A MISSING portrait of the playwright George Bernard Shaw, thought to have been lost during the Second World War, has been found hanging at Ruskin College, Oxford.

It has turned out that the rare painting showing a youthful Shaw had been hanging in a common room at Ruskin’s Walton Street campus for years.

And in an ironic twist, Shaw himself had refused to be associated with the college as he opposed its Oxford location.

The significance of the painting, believed to be worth between £10,000 and £20,000, came to light when college principal Prof Audrey Mullender noticed it last winter, as she was overseeing the college’s move from Walton Street to Headington.

The principal undertook her own research and realised that it probably belonged to the Labour Party and had been lent to the college.

The college will now hand it over to Oxford East’s Labour MP Andrew Smith and next month it will be given a prominent position in the Labour Party’s new headquarters in London.
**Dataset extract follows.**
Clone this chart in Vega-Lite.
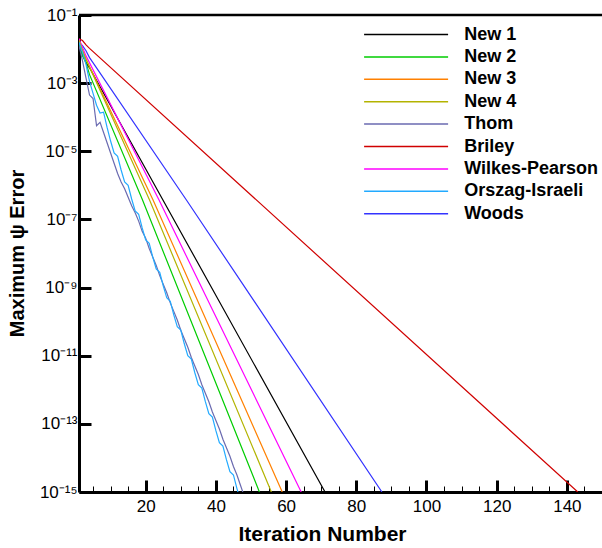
{
  "$schema": "https://vega.github.io/schema/vega-lite/v6.json",
  "width": 523,
  "height": 477,
  "autosize": {"type": "none"},
  "padding": {"left": 79, "top": 15, "right": 0, "bottom": 56},
  "background": "white",
  "config": {
    "view": {"stroke": null},
    "font": "Liberation Sans",
    "axis": {"grid": false, "domainColor": "black", "domainWidth": 3, "tickColor": "black", "labelColor": "black", "titleColor": "black", "labelFont": "Liberation Sans", "titleFont": "Liberation Sans"}
  },
  "datasets": {
    "curves": [
      {"series": "Briley", "iteration": 1, "error": 2.00e-2},
      {"series": "Briley", "iteration": 2, "error": 1.78e-2},
      {"series": "Briley", "iteration": 3, "error": 1.32e-2},
      {"series": "Briley", "iteration": 4, "error": 1.05e-2},
      {"series": "Briley", "iteration": 143.1, "error": 1e-15},

      {"series": "Woods", "iteration": 1, "error": 1.58e-2},
      {"series": "Woods", "iteration": 2, "error": 1.26e-2},
      {"series": "Woods", "iteration": 3, "error": 8.91e-3},
      {"series": "Woods", "iteration": 4, "error": 5.62e-3},
      {"series": "Woods", "iteration": 6, "error": 2.82e-3},
      {"series": "Woods", "iteration": 31.6, "error": 3.72e-7},
      {"series": "Woods", "iteration": 87.3, "error": 1e-15},

      {"series": "New 1", "iteration": 1, "error": 1.12e-2},
      {"series": "New 1", "iteration": 2, "error": 7.08e-3},
      {"series": "New 1", "iteration": 3, "error": 3.98e-3},
      {"series": "New 1", "iteration": 4, "error": 2.82e-3},
      {"series": "New 1", "iteration": 71.1, "error": 1e-15},

      {"series": "Wilkes-Pearson", "iteration": 1, "error": 2.00e-2},
      {"series": "Wilkes-Pearson", "iteration": 2, "error": 1.12e-2},
      {"series": "Wilkes-Pearson", "iteration": 3, "error": 6.31e-3},
      {"series": "Wilkes-Pearson", "iteration": 23.8, "error": 3.72e-7},
      {"series": "Wilkes-Pearson", "iteration": 64.3, "error": 1e-15},

      {"series": "New 3", "iteration": 1, "error": 1.78e-2},
      {"series": "New 3", "iteration": 2, "error": 8.91e-3},
      {"series": "New 3", "iteration": 3, "error": 5.01e-3},
      {"series": "New 3", "iteration": 22.1, "error": 3.72e-7},
      {"series": "New 3", "iteration": 58.9, "error": 1e-15},

      {"series": "New 4", "iteration": 1, "error": 1.78e-2},
      {"series": "New 4", "iteration": 2, "error": 8.91e-3},
      {"series": "New 4", "iteration": 3, "error": 5.01e-3},
      {"series": "New 4", "iteration": 21.1, "error": 3.72e-7},
      {"series": "New 4", "iteration": 55.8, "error": 1e-15},

      {"series": "New 2", "iteration": 1, "error": 1.41e-2},
      {"series": "New 2", "iteration": 2, "error": 6.31e-3},
      {"series": "New 2", "iteration": 3, "error": 3.98e-3},
      {"series": "New 2", "iteration": 4, "error": 1.78e-3},
      {"series": "New 2", "iteration": 19.1, "error": 3.72e-7},
      {"series": "New 2", "iteration": 52.4, "error": 1e-15},

      {"series": "Thom", "iteration": 1, "error": 1.26e-2},
      {"series": "Thom", "iteration": 2, "error": 4.47e-3},
      {"series": "Thom", "iteration": 3, "error": 1.41e-3},
      {"series": "Thom", "iteration": 4, "error": 4.47e-4},
      {"series": "Thom", "iteration": 5, "error": 3.55e-4},
      {"series": "Thom", "iteration": 6, "error": 5.62e-5},
      {"series": "Thom", "iteration": 7, "error": 7.08e-5},
      {"series": "Thom", "iteration": 8, "error": 3.55e-5},
      {"series": "Thom", "iteration": 9, "error": 1.78e-5},
      {"series": "Thom", "iteration": 10, "error": 8.91e-6},
      {"series": "Thom", "iteration": 11, "error": 4.47e-6},
      {"series": "Thom", "iteration": 12, "error": 2.24e-6},
      {"series": "Thom", "iteration": 13, "error": 1.26e-6},
      {"series": "Thom", "iteration": 14, "error": 7.94e-7},
      {"series": "Thom", "iteration": 15, "error": 4.47e-7},
      {"series": "Thom", "iteration": 16, "error": 2.51e-7},
      {"series": "Thom", "iteration": 17, "error": 1.58e-7},
      {"series": "Thom", "iteration": 18, "error": 8.91e-8},
      {"series": "Thom", "iteration": 19, "error": 4.47e-8},
      {"series": "Thom", "iteration": 20, "error": 2.82e-8},
      {"series": "Thom", "iteration": 21, "error": 1.41e-8},
      {"series": "Thom", "iteration": 22, "error": 7.94e-9},
      {"series": "Thom", "iteration": 23, "error": 4.47e-9},
      {"series": "Thom", "iteration": 24, "error": 2.24e-9},
      {"series": "Thom", "iteration": 25, "error": 1.26e-9},
      {"series": "Thom", "iteration": 26, "error": 7.08e-10},
      {"series": "Thom", "iteration": 27, "error": 3.55e-10},
      {"series": "Thom", "iteration": 28, "error": 2.00e-10},
      {"series": "Thom", "iteration": 29, "error": 1.12e-10},
      {"series": "Thom", "iteration": 30, "error": 5.62e-11},
      {"series": "Thom", "iteration": 31, "error": 3.16e-11},
      {"series": "Thom", "iteration": 32, "error": 1.78e-11},
      {"series": "Thom", "iteration": 33, "error": 8.91e-12},
      {"series": "Thom", "iteration": 34, "error": 5.01e-12},
      {"series": "Thom", "iteration": 35, "error": 2.82e-12},
      {"series": "Thom", "iteration": 36, "error": 1.41e-12},
      {"series": "Thom", "iteration": 37, "error": 7.94e-13},
      {"series": "Thom", "iteration": 38, "error": 4.47e-13},
      {"series": "Thom", "iteration": 39, "error": 2.24e-13},
      {"series": "Thom", "iteration": 40, "error": 1.26e-13},
      {"series": "Thom", "iteration": 41, "error": 7.08e-14},
      {"series": "Thom", "iteration": 42, "error": 3.55e-14},
      {"series": "Thom", "iteration": 43, "error": 2.00e-14},
      {"series": "Thom", "iteration": 44, "error": 1.12e-14},
      {"series": "Thom", "iteration": 45, "error": 5.62e-15},
      {"series": "Thom", "iteration": 46, "error": 3.16e-15},
      {"series": "Thom", "iteration": 47, "error": 1.58e-15},
      {"series": "Thom", "iteration": 48, "error": 7.94e-16},

      {"series": "Orszag-Israeli", "iteration": 1, "error": 1.58e-2},
      {"series": "Orszag-Israeli", "iteration": 2, "error": 7.94e-3},
      {"series": "Orszag-Israeli", "iteration": 3, "error": 3.55e-3},
      {"series": "Orszag-Israeli", "iteration": 4, "error": 1.12e-3},
      {"series": "Orszag-Israeli", "iteration": 5, "error": 5.01e-4},
      {"series": "Orszag-Israeli", "iteration": 6, "error": 2.24e-4},
      {"series": "Orszag-Israeli", "iteration": 7, "error": 1.32e-4},
      {"series": "Orszag-Israeli", "iteration": 8, "error": 1.41e-4},
      {"series": "Orszag-Israeli", "iteration": 9, "error": 5.01e-5},
      {"series": "Orszag-Israeli", "iteration": 10, "error": 2.00e-5},
      {"series": "Orszag-Israeli", "iteration": 11, "error": 8.91e-6},
      {"series": "Orszag-Israeli", "iteration": 12, "error": 7.08e-6},
      {"series": "Orszag-Israeli", "iteration": 13, "error": 2.82e-6},
      {"series": "Orszag-Israeli", "iteration": 14, "error": 1.26e-6},
      {"series": "Orszag-Israeli", "iteration": 15, "error": 1.00e-6},
      {"series": "Orszag-Israeli", "iteration": 16, "error": 3.98e-7},
      {"series": "Orszag-Israeli", "iteration": 17, "error": 1.78e-7},
      {"series": "Orszag-Israeli", "iteration": 18, "error": 1.41e-7},
      {"series": "Orszag-Israeli", "iteration": 19, "error": 5.62e-8},
      {"series": "Orszag-Israeli", "iteration": 20, "error": 2.51e-8},
      {"series": "Orszag-Israeli", "iteration": 21, "error": 2.00e-8},
      {"series": "Orszag-Israeli", "iteration": 22, "error": 7.94e-9},
      {"series": "Orszag-Israeli", "iteration": 23, "error": 3.55e-9},
      {"series": "Orszag-Israeli", "iteration": 24, "error": 2.82e-9},
      {"series": "Orszag-Israeli", "iteration": 25, "error": 1.12e-9},
      {"series": "Orszag-Israeli", "iteration": 26, "error": 5.01e-10},
      {"series": "Orszag-Israeli", "iteration": 27, "error": 3.98e-10},
      {"series": "Orszag-Israeli", "iteration": 28, "error": 1.58e-10},
      {"series": "Orszag-Israeli", "iteration": 29, "error": 7.08e-11},
      {"series": "Orszag-Israeli", "iteration": 30, "error": 5.62e-11},
      {"series": "Orszag-Israeli", "iteration": 31, "error": 2.24e-11},
      {"series": "Orszag-Israeli", "iteration": 32, "error": 1.00e-11},
      {"series": "Orszag-Israeli", "iteration": 33, "error": 7.94e-12},
      {"series": "Orszag-Israeli", "iteration": 34, "error": 3.16e-12},
      {"series": "Orszag-Israeli", "iteration": 35, "error": 1.41e-12},
      {"series": "Orszag-Israeli", "iteration": 36, "error": 1.12e-12},
      {"series": "Orszag-Israeli", "iteration": 37, "error": 4.47e-13},
      {"series": "Orszag-Israeli", "iteration": 38, "error": 2.00e-13},
      {"series": "Orszag-Israeli", "iteration": 39, "error": 1.58e-13},
      {"series": "Orszag-Israeli", "iteration": 40, "error": 6.31e-14},
      {"series": "Orszag-Israeli", "iteration": 41, "error": 2.82e-14},
      {"series": "Orszag-Israeli", "iteration": 42, "error": 2.24e-14},
      {"series": "Orszag-Israeli", "iteration": 43, "error": 8.91e-15},
      {"series": "Orszag-Israeli", "iteration": 44, "error": 3.98e-15},
      {"series": "Orszag-Israeli", "iteration": 45, "error": 3.16e-15},
      {"series": "Orszag-Israeli", "iteration": 46, "error": 1.26e-15},
      {"series": "Orszag-Israeli", "iteration": 47, "error": 5.62e-16}
    ]
  },
  "layer": [
    {
      "data": {"name": "curves"},
      "mark": {"type": "line", "clip": true, "strokeWidth": 1.2},
      "encoding": {
        "x": {
          "field": "iteration", "type": "quantitative",
          "scale": {"domain": [1, 150], "nice": false, "zero": false},
          "axis": {
            "title": "Iteration Number",
            "values": [5, 10, 15, 20, 25, 30, 35, 40, 45, 50, 55, 60, 65, 70, 75, 80, 85, 90, 95, 100, 105, 110, 115, 120, 125, 130, 135, 140, 145],
            "labelExpr": "datum.value % 20 === 0 ? datum.label : ''",
            "tickSize": {"condition": {"test": "datum.value % 20 === 0", "value": -12}, "value": -6},
            "tickWidth": {"condition": {"test": "datum.value % 20 === 0", "value": 3}, "value": 1},
            "labelFontSize": 17,
            "labelPadding": 18.5,
            "labelFlush": false,
            "labelOverlap": false,
            "titleFontSize": 21,
            "titleFontWeight": "bold",
            "titleX": 243,
            "titleY": 48,
            "titleBaseline": "alphabetic",
            "titleAnchor": "middle"
          }
        },
        "y": {
          "field": "error", "type": "quantitative",
          "scale": {"type": "log", "domain": [1e-15, 0.1], "nice": false},
          "axis": {
            "title": "Maximum ψ Error",
            "values": [0.1, 0.001, 1e-5, 1e-7, 1e-9, 1e-11, 1e-13, 1e-15],
            "labelExpr": "'10' + ['⁻¹','⁻³','⁻⁵','⁻⁷','⁻⁹','⁻¹¹','⁻¹³','⁻¹⁵'][(-round(log(datum.value)/LN10) - 1) / 2]",
            "tickSize": -12,
            "tickWidth": 3,
            "labelFontSize": 17,
            "labelPadding": 14,
            "labelFlush": false,
            "labelOverlap": false,
            "titleFontSize": 20,
            "titleFontWeight": "bold",
            "titleX": -62,
            "titleY": 238,
            "titleAnchor": "middle",
            "titleBaseline": "middle"
          }
        },
        "color": {
          "field": "series", "type": "nominal",
          "scale": {
            "domain": ["New 1", "New 2", "New 3", "New 4", "Thom", "Briley", "Wilkes-Pearson", "Orszag-Israeli", "Woods"],
            "range": ["#000000", "#00cc00", "#ff8000", "#b3b300", "#6a6ab0", "#d00000", "#ff00ff", "#22aaff", "#3333ff"]
          },
          "legend": {
            "orient": "none",
            "legendX": 317.6,
            "legendY": 10,
            "title": null,
            "symbolType": "M-5,0H5",
            "symbolSize": 282.24,
            "symbolStrokeWidth": 1.5,
            "labelFont": "Liberation Sans",
            "labelFontSize": 18,
            "labelFontWeight": "bold",
            "labelColor": "black",
            "labelOffset": 48.6,
            "labelLimit": 300,
            "rowPadding": 3.4,
            "padding": 0
          }
        }
      }
    },
    {
      "data": {"values": [{}]},
      "mark": {"type": "rule", "color": "black", "strokeWidth": 2.5},
      "encoding": {
        "y": {"datum": 0.1, "type": "quantitative"}
      }
    }
  ]
}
There are two other paintings belonging to the Labour Party at Ruskin, an adult residential college with strong links to the trade union movement, suggesting there was no room for them at the old Labour headquarters. Prof Mullender said: “We are getting ready to move the headquarters of Ruskin College to our newly refurbished site in Old Headington in September, so I was looking round our Walton Street site to see what we needed to move. I noticed this painting, which has been hanging high up on a wall in a common room for many years. I did some research and became quite excited when it appeared that it might be this lost portrait, commonly known as GBS – The Platform Spellbinder.

“A timely visit from Canada by the President of the International Shaw Society confirmed that I had, indeed, found the missing work.”

When the college, then called Ruskin Hall, was founded in 1899, Shaw refused to be associated with it, because he considered it wrong to turn workmen into school men, or worse still gentlemen.

Prof Mullender said: “This perhaps makes us less sorry to see the painting go.

“Ruskin College is still here in Oxford, over a century later, and we are still changing lives.”